I am now using the Pen F for all my street and travel photography as well as using it as a small unobtrusive documentary camera at weddings much if you remember what I initially wanted the Fuji X100 to do. I just love the Pen F and it never leaves my side now.

Since I have been using the Olympus system I seem to have re found my ability to catch the moment and I love how little I think about the operation of the camera when on shoots.

One thing I do feel strongly and in some was a little ab

angry  about is the way Fuji use the X Photographers to promote there cameras. I have never in many years in photography seen such aggressive promotion of any camera brand in the semi or pro market place and I don’t think all the stuff we read is as it first seems.

There is much smoke and mirrors in the world of camera equipment and I must admit I fell for a lot of it with Fuji. I enjoyed my time with the Fuji system, it taught me the massive advantages of using smaller cameras for documentary style work and it made me see photography in a different way.

In the end we need to find equipment we are happy with and if one particular brand of camera works for you then great go with it. However if as I did you find a specific tool is limiting your ability then don’t be afraid to look out of the box for a solution.

I must admit Olympus cameras didn’t really come onto my radar when I first stared using the Fuji system. When you think the Olympus technology in the OMD EM1 is now some three years old. It really does show how far Fuji were behind with AF technology and speed of operation when the XT1 was released.

I have struggled and allowed my camera to effect my style of working all this time and the solution was there if only I had spent more time testing cameras and not responding to hype on the internet.

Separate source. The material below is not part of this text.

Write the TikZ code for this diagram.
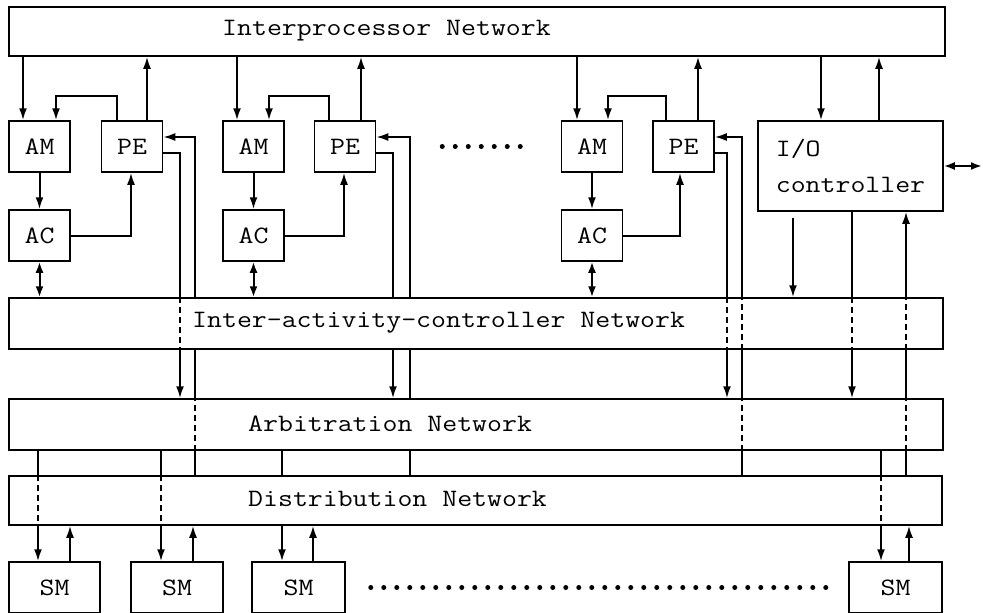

With the OMD EM5 I feel I now have a small camera vastly superior in the things that are important to me than I had with the Fuji XT1. As for the Pen F well this camera suits me so much better than the Fuji X100s ever did and I hope some of its new features find their way onto the next generation of Olympus cameras.

Many of us have fallen for the retro looks of cameras and convinced ourselves slow operation is a fact of life with non DSLR cameras. Its not true. You need to test every possible option when selecting a camera and don’t just be led by public opinion and the words of pro photographers who have a vested interest in helping to sell a specific brand.


The latest technology isn’t always the best solution and whilst equipment is never as important as the images it produces, if f you find your equipment limiting you, then move on….

As a full time working photographer I must have tools that do the job. I can within reason have any camera I want or need to do the task in hand and all our equipment is purchased with out own money. So what I hope to pass on to you here is a one hundred percent honest review of why I moved to the Smaller format system cameras and how I finally found the perfect camera for me and my style of photography.

I am not saying these small cameras are right for every job there are not. In the future I think we will see mirrorless  cameras taking over the work of DSLRs in many areas of photography.

So pleased I was an early adopter of these smaller mirrorless  cameras and I look forward to continuing the freedom they give. Now I have a system that in all honesty works just like a DSLR I see no real reason to ever consider using a “Full Frame” camera again.

I mentioned I was finding it impossible to respond quickly enough in some street and wedding situations. On my first commissioned shoot with an Olympus I was feeling more confident that i was not only capturing the moment but I had the speed and flexibility to capture candid sequences.

Just to close here is one image from a sequence taken on my first Olympus only wedding. Conditions were very dark indeed and I was shooting at my maximum preferred ISO of 3200 with auto focus and auto exposure. This was a pure reactive grab shot no time to focus or worry to much about exposure. I honestly don’t think I would have got that shot with my old Fuji XT1 others possibly would, but this entire exercise has been about finding the right tool for me and my style of working.